# How do you graph 16t^2+4t+7?

Jul 28, 2015

It's a parabola opening upward with vertex (low point) at $\left(t , y\right) = \left(- \frac{1}{8} , \frac{27}{4}\right)$.

#### Explanation:

You can complete the square to get the function in vertex form by first factoring a 16 out of the first two terms:

$16 {t}^{2} + 4 t + 7 = 16 \left({t}^{2} + \frac{1}{4} t\right) + 7$

Next, take the coefficient of $t$, which is $\frac{1}{4}$, divide it by 2 to get $\frac{1}{8}$, and square that to get $\frac{1}{64}$. Add this number inside the parentheses and then compensate by subtracting $16 \cdot \frac{1}{64} = \frac{1}{4}$ outside the parentheses:

$16 {t}^{2} + 4 t + 7 = 16 \left({t}^{2} + \frac{1}{4} t + \frac{1}{64}\right) + 7 - \frac{1}{4}$

The expression in the parentheses is now a perfect square:

$16 {t}^{2} + 4 t + 7 = 16 {\left(t + \frac{1}{8}\right)}^{2} + \frac{27}{4}$

This means that it's a parabola opening upward with vertex (low point) at $\left(t , y\right) = \left(- \frac{1}{8} , \frac{27}{4}\right)$.

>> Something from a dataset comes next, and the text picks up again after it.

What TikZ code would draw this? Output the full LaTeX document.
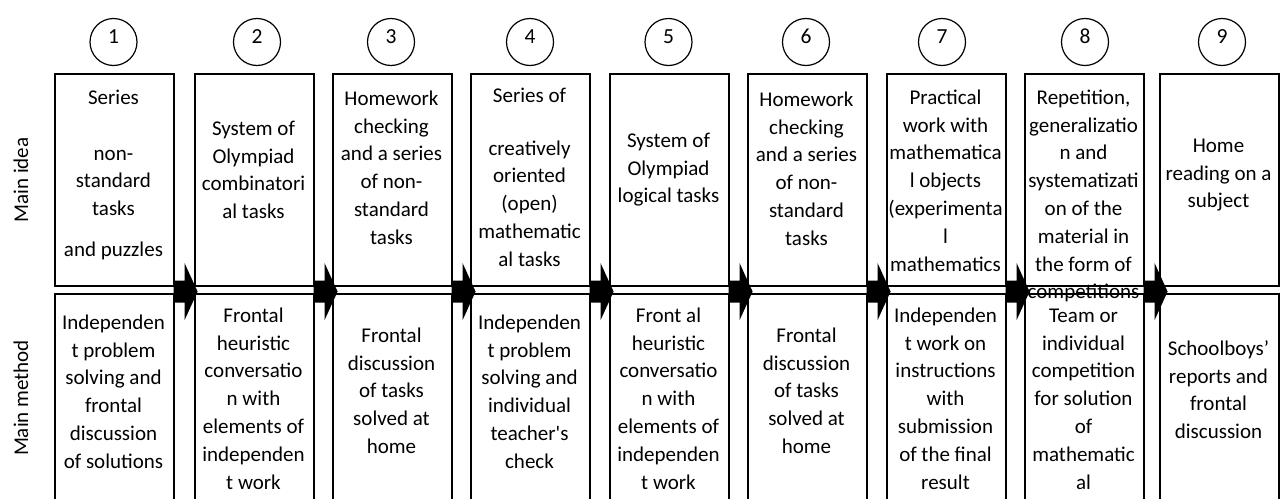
\documentclass[tikz,border=0pt]{standalone}
\usepackage{fontspec}
\setmainfont{Carlito}[Ligatures=TeXOff]
\newcommand{\firstln}{\rule{0pt}{16pt}}
\begin{document}
\begin{tikzpicture}[x=1pt,y=-1pt,
  box/.style={draw, line width=1.6pt, minimum width=119pt, inner sep=0pt, anchor=north west},
  topbox/.style={box, minimum height=212pt},
  botbox/.style={box, minimum height=240pt},
  num/.style={draw, circle, line width=1.2pt, minimum size=47pt, inner sep=0pt,
              text height=13.3pt, text depth=10pt, font=\fontsize{21.5}{25}\selectfont},
  txt/.style={align=center, anchor=north, inner sep=0pt, font=\fontsize{21}{27.8}\selectfont},
  side/.style={rotate=90, inner sep=0pt, font=\fontsize{21}{25}\selectfont},
  blk/.pic={\fill (0,-11) -- (11,-11) -- (11,-28.5) -- (24,0) -- (11,28.5) -- (11,11) -- (0,11) -- cycle;}
]
\useasboundingbox (0,0) rectangle (1284,498);
\clip (0,0) rectangle (1284,498);

% side labels
\node[side] (lidea) at (21,180) {Main idea};
\node[side] (lmethod) at (21,398) {Main method};

% circles
\node[num] (c1) at (113.5,42) {1};
\node[num] (c2) at (257,42) {2};
\node[num] (c3) at (391,42) {3};
\node[num] (c4) at (530,42) {4};
\node[num] (c5) at (668.5,42) {5};
\node[num] (c6) at (806,42) {6};
\node[num] (c7) at (942,42) {7};
\node[num] (c8) at (1085,42) {8};
\node[num] (c9) at (1222,42) {9};

% top boxes
\node[topbox] (t1) at (54,73) {};
\node[topbox] (t2) at (194,73) {};
\node[topbox] (t3) at (332,73) {};
\node[topbox] (t4) at (470,73) {};
\node[topbox] (t5) at (609,73) {};
\node[topbox] (t6) at (747,73) {};
\node[topbox] (t7) at (886,73) {};
\node[topbox] (t8) at (1024,73) {};
\node[topbox] (t9) at (1159,73) {};

% bottom boxes
\node[botbox] (b1) at (54,293) {};
\node[botbox] (b2) at (194,293) {};
\node[botbox] (b3) at (332,293) {};
\node[botbox] (b4) at (470,293) {};
\node[botbox] (b5) at (609,293) {};
\node[botbox] (b6) at (747,293) {};
\node[botbox] (b7) at (886,293) {};
\node[botbox] (b8) at (1024,293) {};
\node[botbox] (b9) at (1159,293) {};

% top texts
\node[txt] (tt1) at (113.5,88) {\firstln Series\\[28pt]non-\\standard\\tasks\\[13pt]and puzzles};
\node[txt] (tt2) at (253.5,119) {\firstln System of\\Olympiad\\combinatori\\al tasks};
\node[txt] (tt3) at (391.5,89) {\firstln Homework\\checking\\and a series\\of non-\\standard\\tasks};
\node[txt] (tt4) at (529.5,86) {\firstln Series of\\[25pt]creatively\\oriented\\(open)\\mathematic\\al tasks};
\node[txt] (tt5) at (668.5,131) {\firstln System of\\Olympiad\\logical tasks};
\node[txt] (tt6) at (806.5,90) {\firstln Homework\\checking\\and a series\\of non-\\standard\\tasks};
\node[txt] (tt7) at (945.5,88) {\firstln Practical\\work with\\mathematica\\l objects\\(experimenta\\l\\mathematics};
\node[txt] (tt8) at (1083.5,88) {\firstln Repetition,\\generalizatio\\n and\\systematizati\\on of the\\material in\\the form of\\competitions};
\node[txt] (tt9) at (1218.5,136) {\firstln Home\\reading on a\\subject};

% bottom texts
\node[txt] (bt1) at (113.5,313) {\firstln Independen\\t problem\\solving and\\frontal\\discussion\\of solutions};
\node[txt] (bt2) at (253.5,306) {\firstln Frontal\\heuristic\\conversatio\\n with\\elements of\\independen\\t work};
\node[txt] (bt3) at (391.5,326) {\firstln Frontal\\discussion\\of tasks\\solved at\\home};
\node[txt] (bt4) at (529.5,313) {\firstln Independen\\t problem\\solving and\\individual\\teacher's\\check};
\node[txt] (bt5) at (668.5,306) {\firstln Front al\\heuristic\\conversatio\\n with\\elements of\\independen\\t work};
\node[txt] (bt6) at (806.5,326) {\firstln Frontal\\discussion\\of tasks\\solved at\\home};
\node[txt] (bt7) at (945.5,306) {\firstln Independen\\t work on\\instructions\\with\\submission\\of the final\\result};
\node[txt] (bt8) at (1083.5,306) {\firstln Team or\\individual\\competition\\for solution\\of\\mathematic\\al};
\node[txt] (bt9) at (1218.5,339) {\firstln Schoolboys’\\reports and\\frontal\\discussion};

% block arrows between columns
\foreach \i in {1,...,8} {
  \pic at ([xshift=-1pt,yshift=-5pt]t\i.south east) {blk};
}
\end{tikzpicture}
\end{document}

If you let $f \left(t\right) = 16 {t}^{2} + 4 t + 7 = 16 {\left(t + \frac{1}{8}\right)}^{2} + \frac{27}{4}$. You can also plot other points to find, for example $f \left(0\right) = 7$, $f \left(- \frac{9}{8}\right) = f \left(\frac{7}{8}\right) = 16 + \frac{27}{4} = \frac{91}{4}$, etc...